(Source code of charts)
* * * *

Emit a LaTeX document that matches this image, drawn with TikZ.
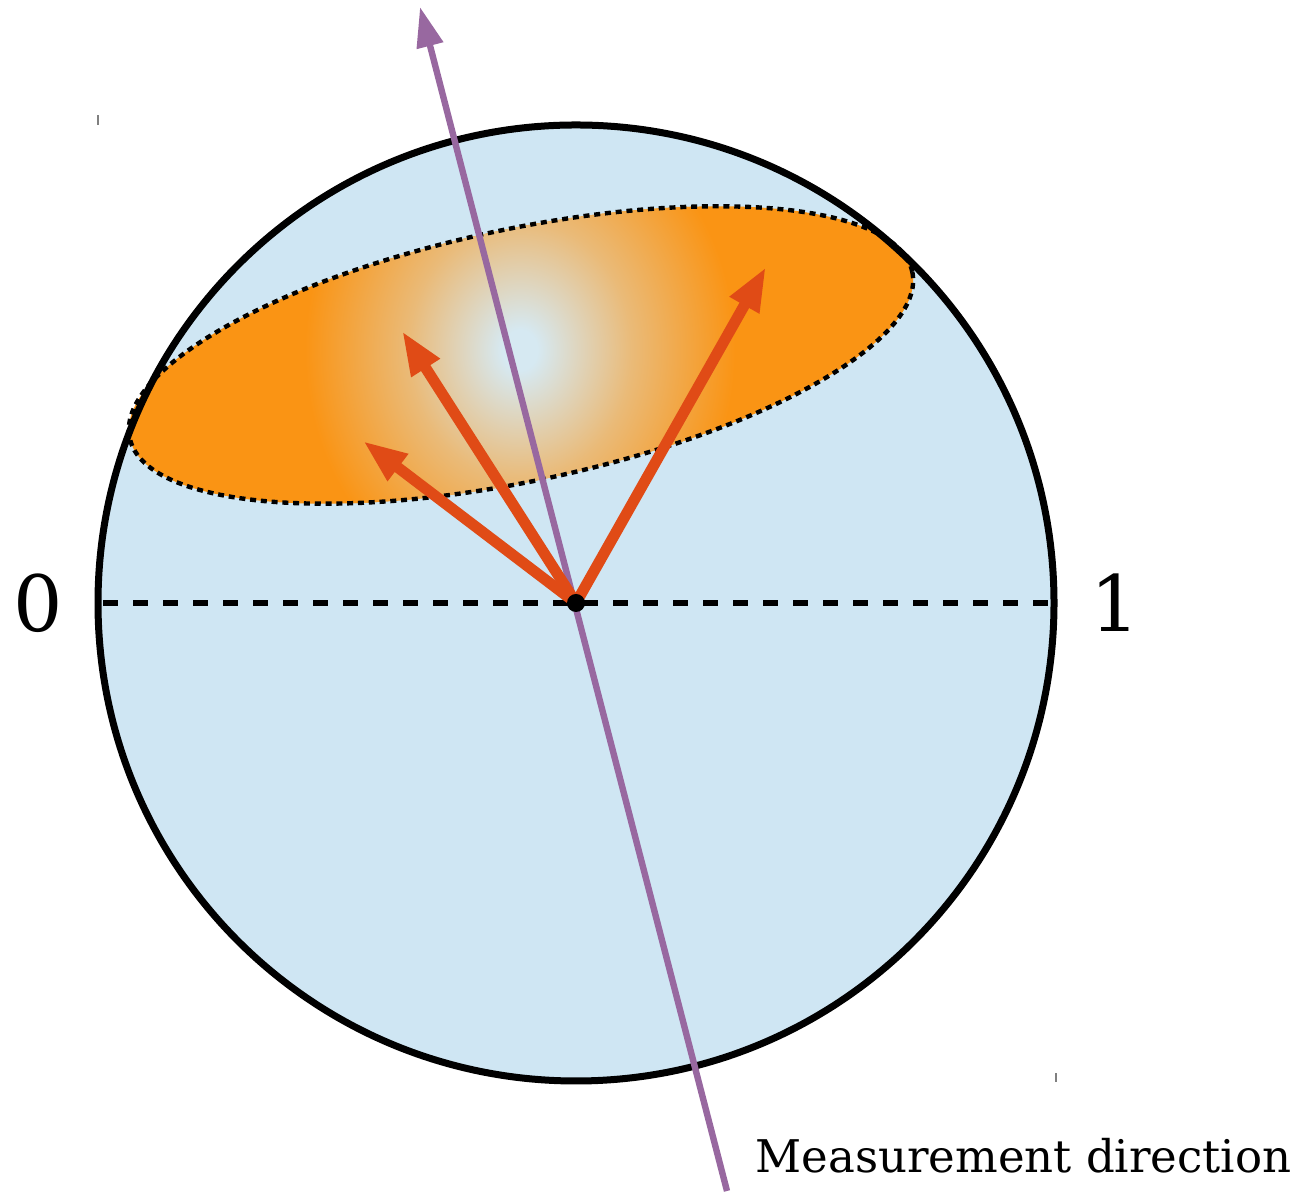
\documentclass[tikz,border=0pt]{standalone}
\usepackage{fontspec}
\setmainfont{DejaVu Serif}
\usetikzlibrary{arrows.meta}
\definecolor{spherefill}{RGB}{207,230,243}
\definecolor{capinner}{RGB}{214,233,242}
\definecolor{capouter}{RGB}{250,148,20}
\definecolor{arrowred}{RGB}{224,75,22}
\definecolor{measpurple}{RGB}{152,104,160}
\pgfdeclareradialshading{capshade}{\pgfpoint{0bp}{0bp}}{%
  color(0bp)=(capinner); color(2bp)=(capinner);
  color(13bp)=(capinner!45!capouter);
  color(25bp)=(capouter); color(50bp)=(capouter)}
\begin{document}
\begin{tikzpicture}[x=0.5bp,y=0.5bp,
  redarrow/.style={draw=arrowred, line width=5.5bp, -{Triangle[length=22bp,width=15.5bp]}},
  purplearrow/.style={draw=measpurple, line width=3.2bp, -{Triangle[length=20bp,width=13bp]}},
  axisline/.style={draw=black, line width=3.2bp, dash pattern=on 7.5bp off 7.5bp},
  capborder/.style={draw=black, line width=2.2bp, dash pattern=on 3bp off 2.4bp},
  tick/.style={draw=gray, line width=1bp},
  biglabel/.style={font=\fontsize{39}{39}\selectfont, inner sep=0pt},
  smalllabel/.style={font=\fontsize{22.6}{24}\selectfont, inner sep=0pt}
]
\useasboundingbox (0,0) rectangle (1303,1193);
\coordinate (O) at (576,590);
\coordinate (E) at (521,838);
\coordinate (G) at (520,843);
\coordinate (L) at (103,590);
\coordinate (R) at (1054,590);
\coordinate (R1) at (766,926);
\coordinate (R2) at (402,862);
\coordinate (R3) at (363,752);
\coordinate (Ptail) at (727,2);
\coordinate (Ptip) at (420,1186);
% sphere
\fill[spherefill] (O) circle (478);
% cap
\fill[capouter, rotate around={12:(E)}] (E) ellipse (400 and 126);
\begin{scope}
  \clip[rotate around={12:(E)}] (E) ellipse (400 and 126);
  \shade[shading=capshade] (G) ellipse (215 and 250);
\end{scope}
\path[capborder, rotate around={12:(E)}] (E) ellipse (400 and 126);
\draw[line width=3.5bp] (O) circle (478);
% axis
\path[axisline] (L) -- (R);
% measurement direction
\path[purplearrow] (Ptail) -- (Ptip);
% state vectors
\path[redarrow] (O) -- (R1);
\path[redarrow] (O) -- (R2);
\path[redarrow] (O) -- (R3);
\fill[black] (O) circle (9);
% labels
\node[biglabel] (zero) at (38.5,589.5) {0};
\node[biglabel] (one) at (1115.5,590) {1};
\node[smalllabel, anchor=base west] (meas) at (755,20) {Measurement direction};
% small marks
\path[tick] (97.5,1068) -- (97.5,1078);
\path[tick] (1056,111) -- (1056,120);
\end{tikzpicture}
\end{document}
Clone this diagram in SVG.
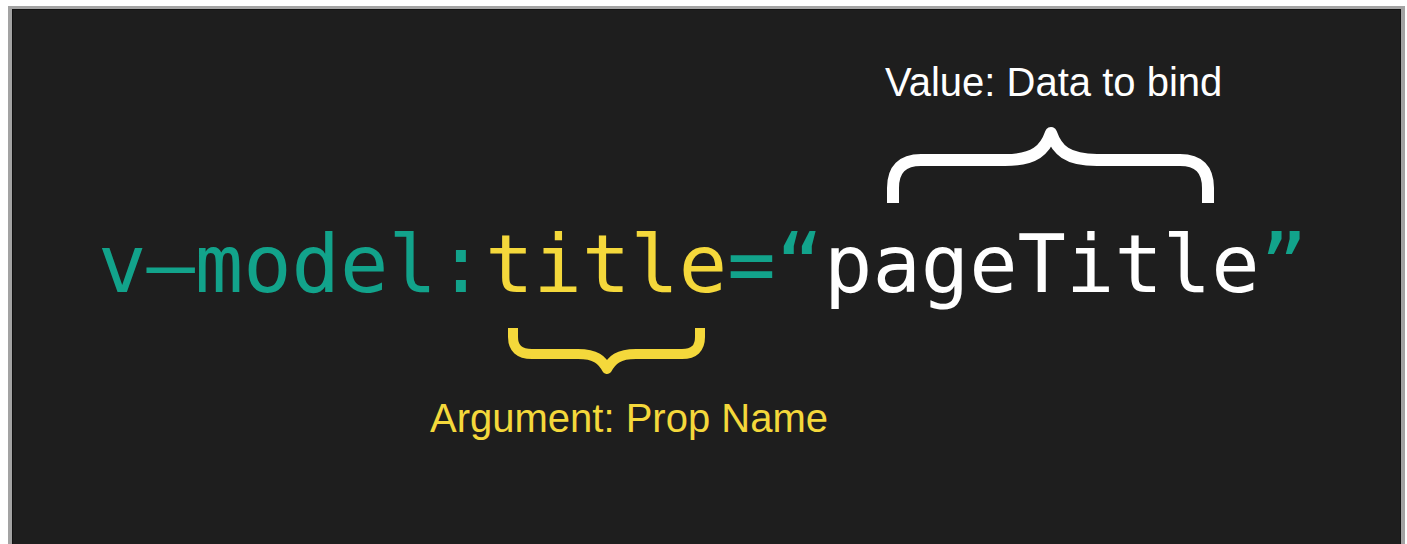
<svg xmlns="http://www.w3.org/2000/svg" width="1407" height="544" viewBox="0 0 1407 544">
  <style>
    .code { font-family: "DejaVu Sans Mono", "Liberation Mono", monospace; font-size: 80.4px; }
    .teal { fill: #12a38b; }
    .yellow { fill: #f4d83b; }
    .white { fill: #ffffff; }
    .label { font-family: "Liberation Sans", Arial, sans-serif; font-size: 40px; }
    .brace { fill: none; stroke-linejoin: round; stroke-linecap: butt; }
  </style>

  <!-- page frame -->
  <rect x="0" y="0" width="1407" height="544" fill="#ffffff"/>
  <rect x="8" y="6" width="1397" height="540" fill="#a3a3a3"/>
  <rect x="12" y="9" width="1389" height="537" fill="#111111"/>
  <rect x="13" y="10" width="1387" height="536" fill="#1e1e1e"/>

  <!-- directive expression -->
  <g id="expression">
    <text class="code" x="98" y="292"><tspan class="teal">v–model:</tspan><tspan class="yellow">title</tspan><tspan class="teal">=“</tspan><tspan class="white">pageTitle</tspan><tspan class="teal">”</tspan></text>
  </g>

  <g id="connectors">
    <!-- brace over the value -->
    <path class="brace" stroke="#ffffff" stroke-width="12"
          d="M893,203 V188 Q893,160 921,160 H1005 C1035,160 1045,150 1051,133 C1057,150 1067,160 1097,160 H1180 Q1208,160 1208,188 V203"/>
    <!-- brace under the argument -->
    <path class="brace" stroke="#f4d83b" stroke-width="10"
          d="M513,328 V337 Q513,354 532,354 H578 C596,354 602,360 607,369 C612,360 618,354 636,354 H682 Q700,354 700,337 V328"/>
  </g>

  <g id="value-label">
    <text class="label white" x="885" y="96">Value: Data to bind</text>
  </g>

  <g id="argument-label">
    <text class="label yellow" x="430" y="432">Argument: Prop Name</text>
  </g>
</svg>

* * * *

| Instructions for the task |
Pick out the lines that contain "this" and copy them.

| Finished task |
Emit a LaTeX document that matches this image, drawn with TikZ.
Clone this diagram in SVG.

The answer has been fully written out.